Io Non Sono Bogte La discografia è morta e io non vedevo l'ora
2012 - Labelpot
#Io Non Sono Bogte#Emergenti#Alternative #Alt-rock #Indie-rock
Come i loro colleghi i quattro musicisti romani sono figli di un tempo di disagio, ipocrisie e sconfitte, ma vi reagiscono con la loro via all’evasione dalla nevrosi e dalla precarietà dei sentimenti e del lavoro, le loro già personali istantanee di catastrofi personali e socio-collettive. Da bruciare con attitudine talora quasi punk come scorie di un passato, di storie raccontate con l’intensità di una partecipazione emotiva che fotografa e attraversa la rabbia e il dolore per superarlo nello spiraglio di luce di un futuro differente. La speranza risiede nella possibilità di imparare da ogni caduta e ancora prima da una presa di coscienza delle crepe e dei crepacci del presente, delle fragilità e debolezze proprie e altrui, dei “sistemi” da rovesciare da quello della musica come industria conformista del vuoto a quello che condanna a lavori alienanti e di ripiego (La musica italiana & altre stragi).
Certi cambi di ritmo, le chitarre acide e urticanti, le atmosfere che tremano di tensioni interiori a volte rimandano ai Verdena, ma proprio quell’attitudine al racconto insieme individuale e sociale permette alla band di evitare cortocircuiti ermetico-intimisti. Queste canzoni, tra il cantato, il parlato e l’urlato di Daniele Coluzzi, raccontano come ci si fa male, per colpa dei pregiudizi altrui, di decisioni unilaterali che troncano relazioni sentimentali (la notevole La cosa più importante è che tu stia male, che parte minimale e tetra per poi dilagare dolente ed ineluttabile nella sua ferma malinconia, tra le chitarre elettriche di Carlotta Benedetti e i cori) e abbandonano nell’abisso del silenzio, ma anche e soprattutto perché divorati dalle proprie delusioni e inquietudini autodistruttive (la vorticosa, livida Margareth nella testa e il suo suicidio adolescente).
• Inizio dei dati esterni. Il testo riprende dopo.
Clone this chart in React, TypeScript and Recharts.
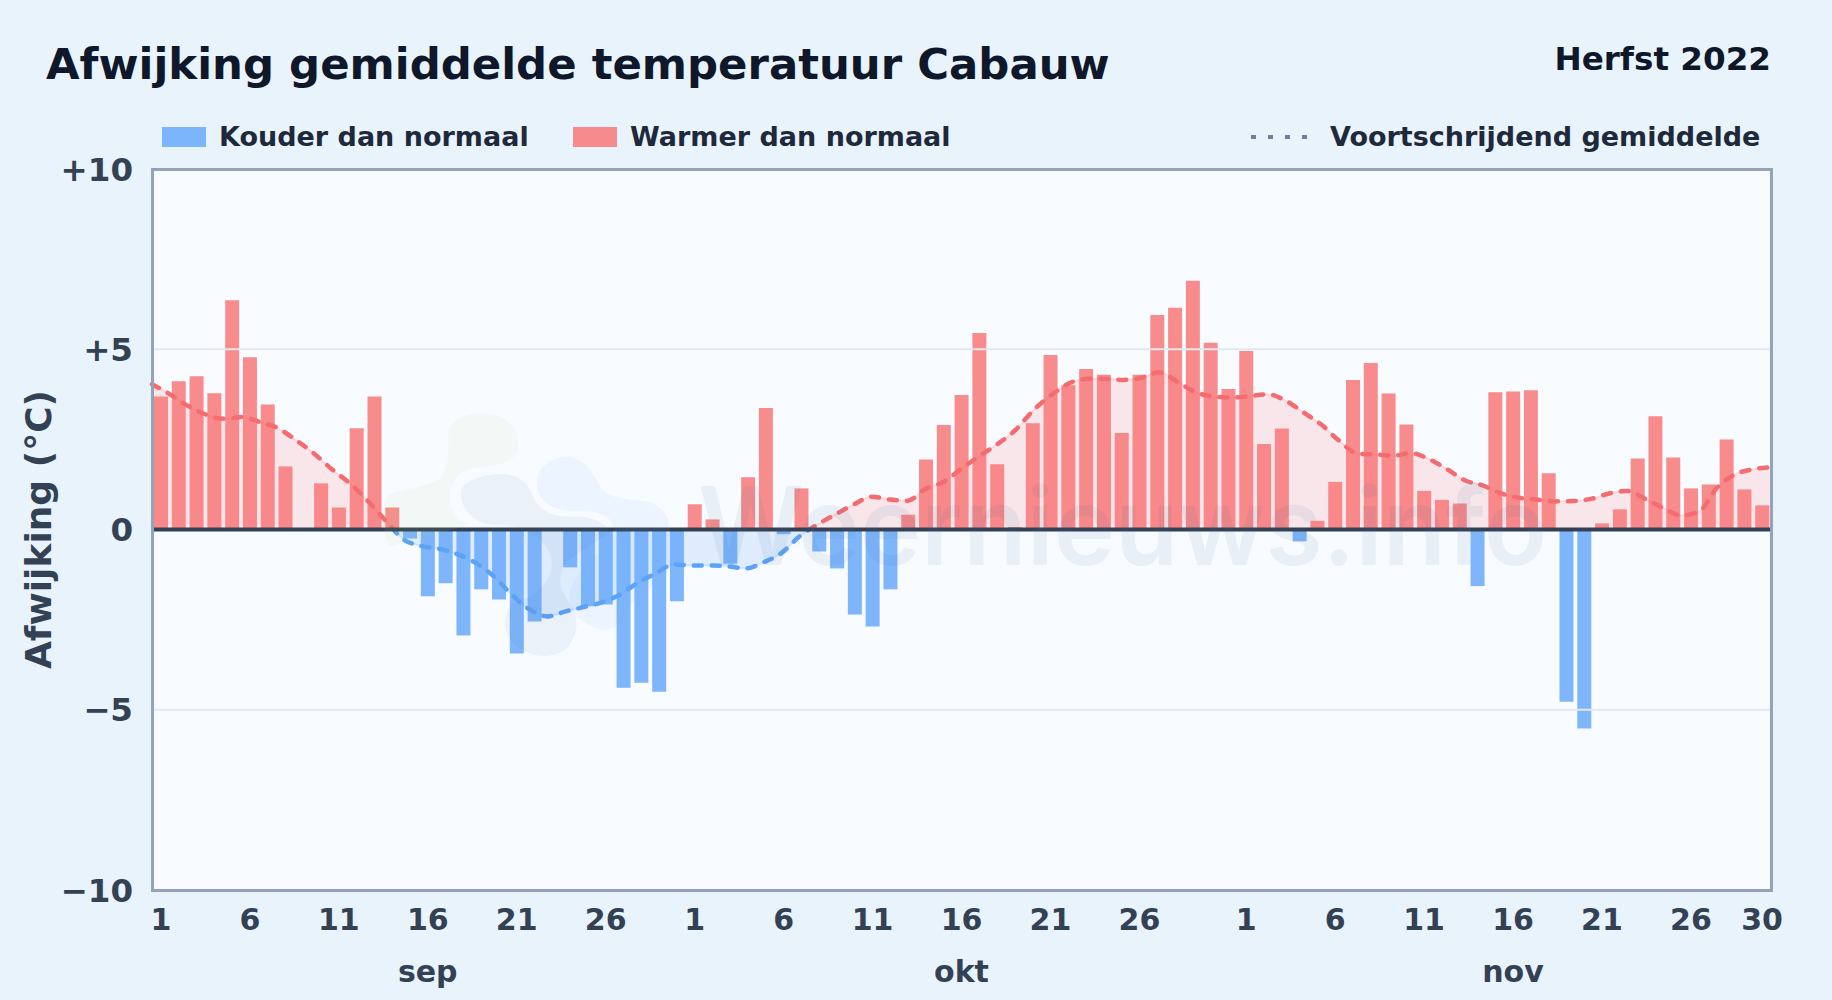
import * as React from 'react';
import { Area, Bar, Cell, ComposedChart, Line, ReferenceLine, XAxis, YAxis } from 'recharts';

const dagen = [
  1, 2, 3, 4, 5, 6, 7, 8, 9, 10, 11, 12, 13, 14, 15, 16, 17, 18, 19, 20, 21, 22, 23, 24, 25, 26, 27, 28, 29, 30,
  1, 2, 3, 4, 5, 6, 7, 8, 9, 10, 11, 12, 13, 14, 15, 16, 17, 18, 19, 20, 21, 22, 23, 24, 25, 26, 27, 28, 29, 30, 31,
  1, 2, 3, 4, 5, 6, 7, 8, 9, 10, 11, 12, 13, 14, 15, 16, 17, 18, 19, 20, 21, 22, 23, 24, 25, 26, 27, 28, 29, 30,
];

const afwijking = [
  3.69, 4.11, 4.25, 3.78, 6.36, 4.78, 3.47, 1.75, 0, 1.28, 0.61, 2.81, 3.69, 0.61, -0.25, -1.85, -1.49, -2.94, -1.66, -1.94, -3.44, -2.55, 0, -1.05, -2.13, -2.08, -4.39, -4.25, -4.5, -1.99,
  0.7, 0.28, -0.95, 1.45, 3.37, -0.13, 1.14, -0.61, -1.08, -2.36, -2.69, -1.66, 0.41, 1.94, 2.9, 3.73, 5.45, 1.81, 0.07, 2.95, 4.84, 4.0, 4.45, 4.29, 2.68, 4.29, 5.95, 6.15, 6.9, 5.18, 3.9,
  4.95, 2.37, 2.8, -0.33, 0.24, 1.32, 4.15, 4.62, 3.77, 2.91, 1.07, 0.82, 0.72, -1.57, 3.81, 3.83, 3.86, 1.56, -4.78, -5.52, 0.17, 0.56, 1.97, 3.14, 2.0, 1.14, 1.25, 2.5, 1.11, 0.67,
];

const gemiddelde = [
  4.03, 3.75, 3.43, 3.19, 3.07, 3.12, 2.98, 2.81, 2.48, 2.11, 1.67, 1.28, 0.79, 0.24, -0.28, -0.46, -0.54, -0.69, -0.93, -1.3, -1.81, -2.22, -2.41, -2.27, -2.15, -2.02, -1.81, -1.48, -1.22, -0.97,
  -1.0, -1.0, -1.02, -1.08, -0.91, -0.65, -0.19, 0.14, 0.42, 0.69, 0.91, 0.83, 0.8, 1.13, 1.32, 1.69, 2.04, 2.37, 2.76, 3.31, 3.73, 4.06, 4.18, 4.18, 4.15, 4.21, 4.36, 4.1, 3.81, 3.69, 3.66,
  3.7, 3.75, 3.58, 3.25, 2.91, 2.46, 2.11, 2.08, 2.05, 2.12, 1.95, 1.67, 1.36, 1.22, 1.0, 0.88, 0.83, 0.78, 0.79, 0.85, 1.0, 1.07, 0.85, 0.6, 0.39, 0.5, 1.16, 1.53, 1.67, 1.73,
];

const dagTicks = [0, 5, 10, 15, 20, 25, 30, 35, 40, 45, 50, 55, 61, 66, 71, 76, 81, 86, 90];
const maandOpDag: Record<number, string> = { 15: 'sep', 45: 'okt', 76: 'nov' };
const yTicks = [-10, -5, 0, 5, 10];

const data = dagen.map((dag, i) => ({ i, dag, afwijking: afwijking[i], gemiddelde: gemiddelde[i] }));

const FONT = '"DejaVu Sans", sans-serif';
const ROOD = '#f87171';
const BLAUW = '#60a5fa';

const maxG = Math.max(...gemiddelde);
const minG = Math.min(...gemiddelde);
const nulPunt = maxG / (maxG - minG);

function formatY(v: number) {
  if (v > 0) return `+${v}`;
  if (v < 0) return `\u2212${-v}`;
  return '0';
}

function DagTick({ x, y, payload }: any) {
  const idx = payload.value as number;
  return (
    <g fontFamily={FONT} fontWeight={700} fill="#334155" textAnchor="middle">
      <text x={x} y={y + 32} fontSize={30}>{dagen[idx]}</text>
      {maandOpDag[idx] && <text x={x} y={y + 84} fontSize={30}>{maandOpDag[idx]}</text>}
    </g>
  );
}

function Watermerk() {
  return (
    <svg width={1832} height={1000} style={{ position: 'absolute', left: 0, top: 0, pointerEvents: 'none' }}>
      <g transform="translate(370,400) scale(0.3333)">
        <path
          d="M235 100 C240 55 300 38 350 40 C410 45 445 85 445 130 C445 175 420 190 340 200 C270 205 240 240 240 290 C240 340 270 365 300 375 L60 440 C40 400 30 330 50 290 C90 265 170 265 210 235 C240 200 235 150 235 100 Z"
          fill="#a3d977"
          opacity={0.07}
        />
        <path
          d="M275 270 C285 240 350 220 400 222 C450 225 475 250 490 290 C505 330 545 352 610 350 C670 348 705 370 722 395 C690 420 650 440 610 470 C560 500 560 560 600 610 C625 650 630 700 590 745 C550 780 470 775 430 730 C395 690 400 640 430 610 C500 590 550 540 545 480 C535 420 470 375 380 375 C310 375 265 320 275 270 Z"
          fill="#3b6ea5"
          opacity={0.07}
        />
        <path
          d="M502 235 C510 190 560 168 600 172 C650 180 670 220 690 260 C710 295 770 298 820 302 C875 310 900 350 900 400 L900 500 C880 560 800 570 780 620 C760 680 710 705 670 680 C620 660 590 620 600 570 C620 530 640 490 700 450 C740 420 745 370 700 345 C650 325 590 340 545 320 C510 300 495 270 502 235 Z"
          fill="#60b5fa"
          opacity={0.08}
        />
      </g>
      <text
        x={698}
        y={565}
        fontFamily="Inter, sans-serif"
        fontWeight={600}
        fontSize={108}
        textLength={849}
        lengthAdjust="spacingAndGlyphs"
        fill="#3b6ea5"
        opacity={0.08}
      >
        Weernieuws.info
      </text>
    </svg>
  );
}

function LegendaTekst({ x, children }: { x: number; children: React.ReactNode }) {
  return (
    <div style={{ position: 'absolute', left: x, top: 120, fontSize: 27, fontWeight: 700, color: '#1e293b', lineHeight: '34px', whiteSpace: 'nowrap' }}>
      {children}
    </div>
  );
}

function Vlak({ x, kleur }: { x: number; kleur: string }) {
  return <div style={{ position: 'absolute', left: x, top: 127, width: 44, height: 20, background: kleur, opacity: 0.8 }} />;
}

export default function App() {
  return (
    <div style={{ position: 'absolute', left: 0, top: 0, width: 1832, height: 1000, background: '#e9f3fc', fontFamily: FONT, overflow: 'hidden' }}>
      <div style={{ position: 'absolute', left: 46, top: 38, fontSize: 43.4, fontWeight: 700, color: '#0f172a', lineHeight: '52px', whiteSpace: 'nowrap' }}>
        Afwijking gemiddelde temperatuur Cabauw
      </div>
      <div style={{ position: 'absolute', right: 61, top: 40, fontSize: 32.6, fontWeight: 700, color: '#0f172a', lineHeight: '38px', whiteSpace: 'nowrap' }}>
        Herfst 2022
      </div>

      <Vlak x={162} kleur={BLAUW} />
      <LegendaTekst x={219}>Kouder dan normaal</LegendaTekst>
      <Vlak x={573} kleur={ROOD} />
      <LegendaTekst x={630}>Warmer dan normaal</LegendaTekst>
      <svg width={60} height={10} style={{ position: 'absolute', left: 1250, top: 132 }}>
        <line x1={1} y1={5} x2={60} y2={5} stroke="#64748b" strokeWidth={4} strokeDasharray="5 12" opacity={0.9} />
      </svg>
      <LegendaTekst x={1330}>Voortschrijdend gemiddelde</LegendaTekst>

      <div style={{ position: 'absolute', left: 152, top: 169, width: 1619, height: 721, background: '#f8fbff' }} />

      <div style={{ position: 'absolute', left: 0, top: 0 }}>
        <ComposedChart width={1832} height={1000} data={data} margin={{ top: 169, right: 61, bottom: 0, left: 0 }} barCategoryGap={0}>
          <defs>
            <linearGradient id="lijnKleur" x1="0" y1="0" x2="0" y2="1">
              <stop offset={nulPunt} stopColor="#f56c70" />
              <stop offset={nulPunt} stopColor="#5ca2f7" />
            </linearGradient>
            <linearGradient id="vlakKleur" x1="0" y1="0" x2="0" y2="1">
              <stop offset={nulPunt} stopColor={ROOD} stopOpacity={0.15} />
              <stop offset={nulPunt} stopColor={BLAUW} stopOpacity={0.17} />
            </linearGradient>
          </defs>
          <XAxis
            xAxisId="dag"
            dataKey="i"
            type="category"
            ticks={dagTicks}
            interval={0}
            height={110}
            tickLine={false}
            axisLine={false}
            tick={<DagTick />}
          />
          <XAxis xAxisId="lijn" dataKey="i" type="number" domain={[0, 90]} hide />
          <YAxis
            domain={[-10, 10]}
            ticks={yTicks}
            width={152}
            tickFormatter={formatY}
            tickLine={false}
            axisLine={false}
            tickMargin={13}
            tick={{ fontSize: 32.5, fontWeight: 700, fill: '#334155', fontFamily: FONT }}
            label={{ value: 'Afwijking (\u00b0C)', angle: -90, position: 'insideLeft', offset: 38, textAnchor: 'middle', fontSize: 36, fontWeight: 700, fill: '#334155', fontFamily: FONT }}
          />
          <ReferenceLine xAxisId="dag" y={5} stroke="#e2e8f0" strokeWidth={2} />
          <ReferenceLine xAxisId="dag" y={-5} stroke="#e2e8f0" strokeWidth={2} />
          <Area
            xAxisId="lijn"
            dataKey="gemiddelde"
            type="monotone"
            fill="url(#vlakKleur)"
            fillOpacity={1}
            stroke="url(#lijnKleur)"
            strokeOpacity={0.18}
            strokeWidth={2}
            dot={false}
            activeDot={false}
            isAnimationActive={false}
          />
          <Bar xAxisId="dag" dataKey="afwijking" barSize={14} isAnimationActive={false}>
            {data.map((d) => (
              <Cell key={d.i} fill={d.afwijking < 0 ? BLAUW : ROOD} fillOpacity={0.8} />
            ))}
          </Bar>
          <Line
            xAxisId="lijn"
            dataKey="gemiddelde"
            type="monotone"
            stroke="url(#lijnKleur)"
            strokeWidth={4.5}
            strokeDasharray="8 10"
            strokeLinecap="round"
            dot={false}
            activeDot={false}
            isAnimationActive={false}
          />
          <ReferenceLine xAxisId="dag" y={0} stroke="#334155" strokeWidth={4} />
        </ComposedChart>
      </div>

      <div style={{ position: 'absolute', left: 151, top: 168, width: 1616, height: 718, border: '3px solid #94a3b8', pointerEvents: 'none' }} />
      <Watermerk />
    </div>
  );
}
Si cantano drammi “illacrimati” e asciutti, perché la vita affiora cruda, triste e bruciante, senza inutile pathos, tra i gorghi di distorsioni e i crescendo ritmici che spezzano il fiato in brani come Sette anni di prudenza, a tratti in odore persino di levigata, rinnovata dark-wave, o tra l’eco dolente dei cori contro le note meste delle chitarre di L’aridità sentimentale e altre cose che ti appartengono. Eppure l'esistenza appare anche pronta a rigenerarsi, oltre il tempo dell'impasse.
Un debutto di rilievo, che vi consigliamo di ascoltare, un gruppo intelligente da tenere d’occhio.